I have mixed emotions about leaving, but I know what I am doing is what is best for me in the long run...I have had ups and downs and my current job. It was not perfect, but I loved what I did and I actually liked the people that I worked with. Didn't always agree and we all had different styles, but we worked well together. My next job is a step in the direction I want to go in my career in the long term.  I am stepping outside of my comfort zone and allowing myself to learn new skills and really get exposed to more things. 

I know have becoming increasingly frustrated with the small things that irritate me....but I honestly believe that is because I know I am leaving.  I question sometimes should I leave, but I know it is the right decision. I have to do what is best for me. Honestly this job, I don't remember applying for because I was not looking for another full time job.  I will not go until details about everything that irritates me about my current job, but trust....I have put up with a lot. 

I am moving on and excited. I will keep in contact with my old job they have taught me so much and will use those skills for a long time.  I thank God for the experience and look forward to the experiences at my new job.
Sorry....
I was trying to post my often and I have been slacking.  I am starting a new job next month and trying to wrap things up at the old one.  I have never had so much to do!!! Times like this I wish I could be trifflin and let things go undone....but I can't.

Well anyway,  I have still been working out and trying to eat better. My personal trainer is killin me!!! I got on the scale yesterday and I have lost 9 pounds, so that is a start...too many to go, plus it is the holidays. HELP!!!

Overall life is good, but in transition.  I am in love...but don't know if that is a good thing or bad thing or if the feeling is recipricol...I might explain in a later blog.  Making changes in my life for the better and I am excited and scared all at the same time...

We will see where this path takes me....Life is a series of lessons and I am hoping that I am not failing them and that I don't have to repeat them. Learn from mistakes and move on...my thoughts.
Affirmation of a Parent.

This morning my mother and I had our usual early morning conversation.  I was venting frustrations about my job and just talked about plans for today.  What surprised me were the words she said in the midst of our conversation.  The more I think about those words, the more I am like WOW!!!

Does not matter what she said, but what she made me think about is how the words of a mother, words of a parent can mean so much.

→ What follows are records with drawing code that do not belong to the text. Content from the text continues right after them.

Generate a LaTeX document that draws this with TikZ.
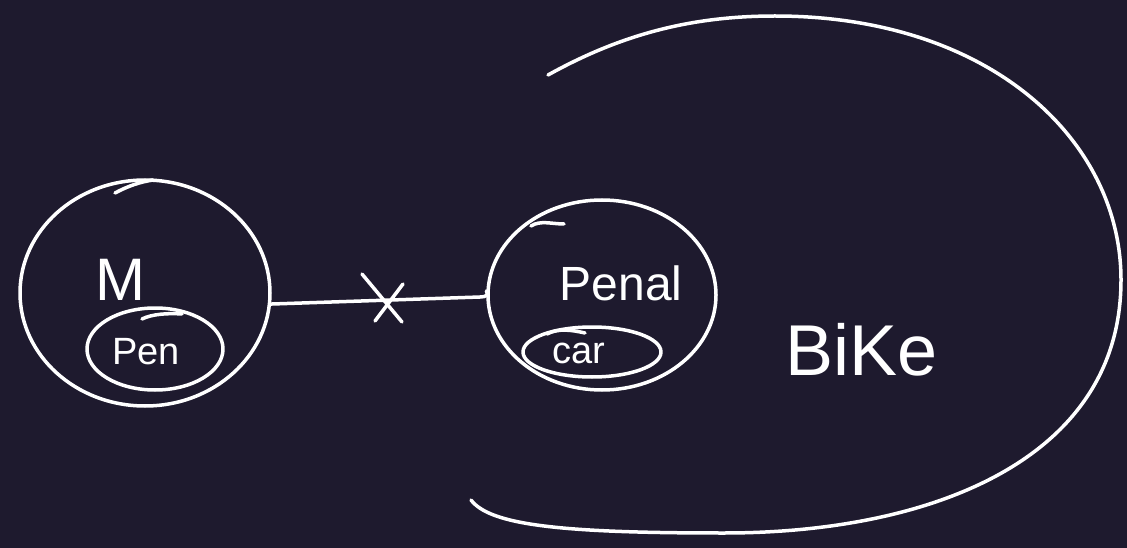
\documentclass[tikz,border=0pt]{standalone}
\usepackage{fontspec}
\setmainfont{Liberation Sans}
\usetikzlibrary{shapes.geometric}
\definecolor{bg}{RGB}{30,26,46}
\begin{document}
\begin{tikzpicture}[x=1pt,y=-1pt,
  ink/.style={draw=white,line width=3.5pt,line cap=round,line join=round},
  oval/.style={ink,ellipse,inner sep=0pt,minimum width=#1},
  hand/.style={text=white,inner sep=0pt,anchor=base}]
\fill[bg] (0,0) rectangle (1127,548);
\useasboundingbox (0,0) rectangle (1127,548);
% M circle
\node[oval=250pt,minimum height=226pt] (mc) at (145,293) {};
\draw[ink] (115,193) .. controls (128,186) and (140,182) .. (153,180);
\node[hand,font=\fontsize{60}{60}\selectfont] (mt) at (120,300) {M};
% Pen ellipse
\node[oval=136pt,minimum height=82pt] (pe) at (155,349) {};
\draw[ink] (142,319) .. controls (152,314) and (168,313) .. (182,314);
\node[hand,font=\fontsize{38}{38}\selectfont] (pt) at (146,364) {Pen};
% Penal circle
\node[oval=228pt,minimum height=190pt] (pc) at (602,295) {};
\draw[ink] (531,226) .. controls (540,220) and (552,224) .. (564,224);
\node[hand,font=\fontsize{48}{48}\selectfont] (pnt) at (621,300) {Penal};
% car ellipse
\node[oval=138pt,minimum height=50pt] (ce) at (592,352) {};
\draw[ink] (547,334) .. controls (558,328) and (572,330) .. (585,333);
\node[hand,font=\fontsize{38}{38}\selectfont] (ct) at (579,363) {car};
% connector with X
\draw[ink] (mc.-5) -- (480,297) .. controls (486,297) and (489,295) .. (pc.178);
\coordinate (xm) at (383,299);
\draw[ink] ([shift={(-21,-25)}]xm) -- ([shift={(19,23)}]xm);
\draw[ink] ([shift={(20,-15)}]xm) -- ([shift={(-8,22)}]xm);
% Bike arc
\coordinate (bs) at (548,75);
\coordinate (be) at (471,500);
\draw[ink] (bs) .. controls (620,35) and (690,16) .. (775,16)
  .. controls (990,16) and (1121,140) .. (1121,280)
  .. controls (1121,460) and (930,533) .. (724,533)
  .. controls (560,533) and (490,525) .. (be);
\node[hand,font=\fontsize{72}{72}\selectfont] (bt) at (862,375) {BiKe};
\end{tikzpicture}
\end{document}
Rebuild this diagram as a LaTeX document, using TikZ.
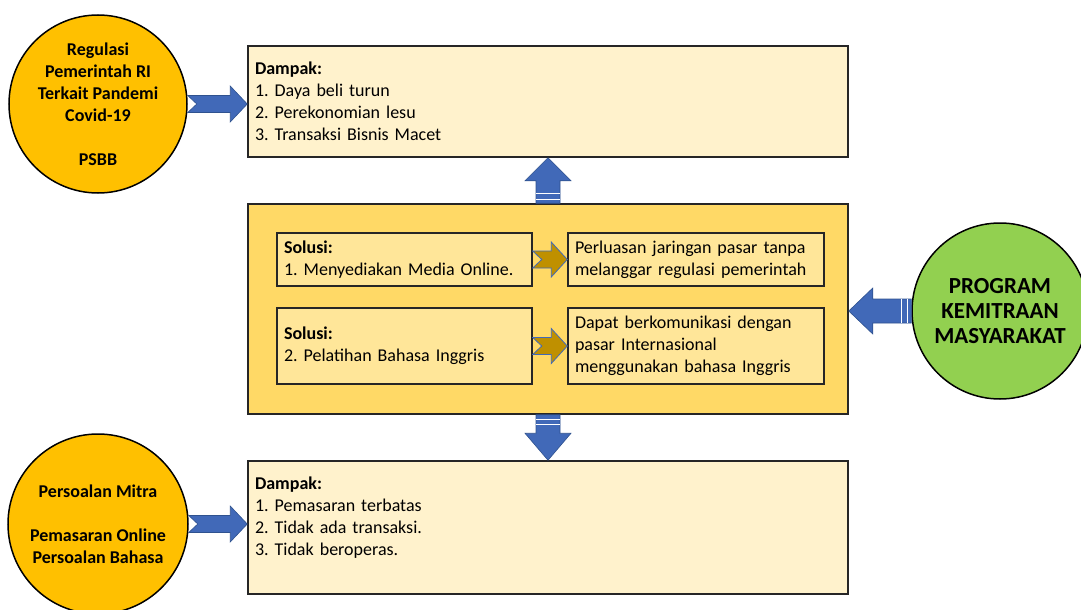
\documentclass[tikz,border=0pt]{standalone}
\usepackage{fontspec}
\setmainfont{Carlito}
\usepackage{xcolor}
\usetikzlibrary{calc}
\definecolor{oranye}{HTML}{FFC000}
\definecolor{hijau}{HTML}{92D050}
\definecolor{krem}{HTML}{FFF2CC}
\definecolor{kuning}{HTML}{FFD966}
\definecolor{kuningmuda}{HTML}{FFE699}
\definecolor{biru}{HTML}{4169B8}
\definecolor{birutua}{HTML}{2F528F}
\definecolor{emas}{HTML}{BF9000}
\definecolor{garis}{HTML}{262626}
\frenchspacing

\begin{document}
\begin{tikzpicture}[x=1pt,y=-1pt,
    bulat/.style={circle,draw=black,line width=1.5pt,align=center,inner sep=0pt,font=\bfseries\fontsize{18}{22}\selectfont},
    kotak/.style={rectangle,draw=garis,line width=1.5pt,align=left,inner xsep=7pt,inner ysep=0pt,font=\fontsize{18}{22}\selectfont},
    panahbiru/.style={fill=biru,draw=birutua,line width=0.6pt},
    panahemas/.style={fill=emas,draw=biru,line width=0.8pt},
    garisputih/.style={draw=white,line width=1.2pt}]
    \useasboundingbox (0,0) rectangle (1081,610);

    \node[kotak,fill=krem,text width=586pt,minimum height=111pt] (dampakA) at (548,101.5)
        {\textbf{Dampak:}\\1. Daya beli turun\\2. Perekonomian lesu\\3. Transaksi Bisnis Macet};
    \node[kotak,fill=kuning,minimum width=600pt,minimum height=210pt] (solusi) at (548,309) {};
    \node[kotak,fill=kuningmuda,text width=241pt,minimum height=53pt] (sol1) at (404.5,259.5)
        {\textbf{Solusi:}\\1. Menyediakan Media Online.};
    \node[kotak,fill=kuningmuda,text width=241pt,minimum height=76pt] (sol2) at (404.5,346)
        {\textbf{Solusi:}\\2. Pelatihan Bahasa Inggris};
    \node[kotak,fill=kuningmuda,text width=242pt,minimum height=53pt] (has1) at (696,259.5)
        {Perluasan jaringan pasar tanpa\\melanggar regulasi pemerintah};
    \node[kotak,fill=kuningmuda,text width=242pt,minimum height=76pt] (has2) at (696,346)
        {Dapat berkomunikasi dengan\\pasar Internasional\\menggunakan bahasa Inggris};
    \node[kotak,fill=krem,text width=586pt,minimum height=133pt] (dampakB) at (548,527.5)
        {\textbf{Dampak:}\\1. Pemasaran terbatas\\2. Tidak ada transaksi.\\3. Tidak beroperas.\\\mbox{}};

    \node[bulat,fill=oranye,minimum size=178pt] (reg) at (98,104)
        {Regulasi\\Pemerintah RI\\Terkait Pandemi\\Covid-19\\[22pt]PSBB};
    \node[bulat,fill=oranye,minimum size=180pt] (mitra) at (98,524)
        {Persoalan Mitra\\[22pt]Pemasaran Online\\Persoalan Bahasa};
    \node[bulat,fill=hijau,minimum size=176pt,font=\bfseries\fontsize{23}{25}\selectfont] (pkm) at (1000,311)
        {PROGRAM\\KEMITRAAN\\MASYARAKAT};

    \foreach \asal/\tujuan in {reg/dampakA,mitra/dampakB}{
        \coordinate (ujung) at (\tujuan.west |- \asal.east);
        \draw[panahbiru] ($(\asal.east)+(0,-8.5)$) -- ($(ujung)+(-17,-8.5)$) -- ($(ujung)+(-17,-18)$) -- (ujung)
            -- ($(ujung)+(-17,18)$) -- ($(ujung)+(-17,8.5)$) -- ($(\asal.east)+(0,8.5)$) -- ($(\asal.east)+(9,0)$) -- cycle;
    }
    \foreach \asal/\tujuan in {sol1/has1,sol2/has2}{
        \draw[panahemas] ($(\asal.east)+(0,-8.5)$) -- ($(\tujuan.west)+(-16,-8.5)$) -- ($(\tujuan.west)+(-16,-17.5)$) -- (\tujuan.west)
            -- ($(\tujuan.west)+(-16,17.5)$) -- ($(\tujuan.west)+(-16,8.5)$) -- ($(\asal.east)+(0,8.5)$) -- ($(\asal.east)+(9,0)$) -- cycle;
    }

    \coordinate (atas) at (dampakA.south);
    \draw[panahbiru] ($(solusi.north)+(-12,0)$) -- ($(atas)+(-12,23)$) -- ($(atas)+(-23,23)$) -- (atas)
        -- ($(atas)+(23,23)$) -- ($(atas)+(12,23)$) -- ($(solusi.north)+(12,0)$) -- cycle;
    \draw[garisputih] ($(solusi.north)+(-12,-4)$) -- ($(solusi.north)+(12,-4)$)
        ($(solusi.north)+(-12,-9.5)$) -- ($(solusi.north)+(12,-9.5)$);

    \coordinate (bawah) at (dampakB.north);
    \draw[panahbiru] ($(solusi.south)+(-12,0)$) -- ($(bawah)+(-12,-27)$) -- ($(bawah)+(-23,-27)$) -- (bawah)
        -- ($(bawah)+(23,-27)$) -- ($(bawah)+(12,-27)$) -- ($(solusi.south)+(12,0)$) -- cycle;
    \draw[garisputih] ($(solusi.south)+(-12,5)$) -- ($(solusi.south)+(12,5)$)
        ($(solusi.south)+(-12,10)$) -- ($(solusi.south)+(12,10)$);

    \coordinate (kiri) at (solusi.east |- pkm.west);
    \draw[panahbiru] ($(pkm.west)+(0,-12)$) -- ($(kiri)+(24,-12)$) -- ($(kiri)+(24,-23)$) -- (kiri)
        -- ($(kiri)+(24,23)$) -- ($(kiri)+(24,12)$) -- ($(pkm.west)+(0,12)$) -- cycle;
    \draw[garisputih] ($(pkm.west)+(-4,-12)$) -- ($(pkm.west)+(-4,12)$)
        ($(pkm.west)+(-10,-12)$) -- ($(pkm.west)+(-10,12)$);
\end{tikzpicture}
\end{document}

The affirmation of a parent can do magnificent things.  I began to think about what I can do and what I will do in the near future just because of a few words.

I also thought about the amount of children and even adults to this day who do not get affirmation from their parents and who still seek affirmation from their parents in so many ways....and not all of them good. Can you even imagine what a child can or would have become if their parent(s) told them what they could do? Can you imagine how many children would not be out in the world seeking negative attention just to get affirmation from people who truly don't love them because the people that were supposed to love them ignored them?

These are just my thoughts from a small, but meaningful conversation I had this morning. I am thankful for my mother and all that she has taught me and instilled in me.  More than she will ever know. I now think about and pray about the people who are still longing for the affirmation of a parent.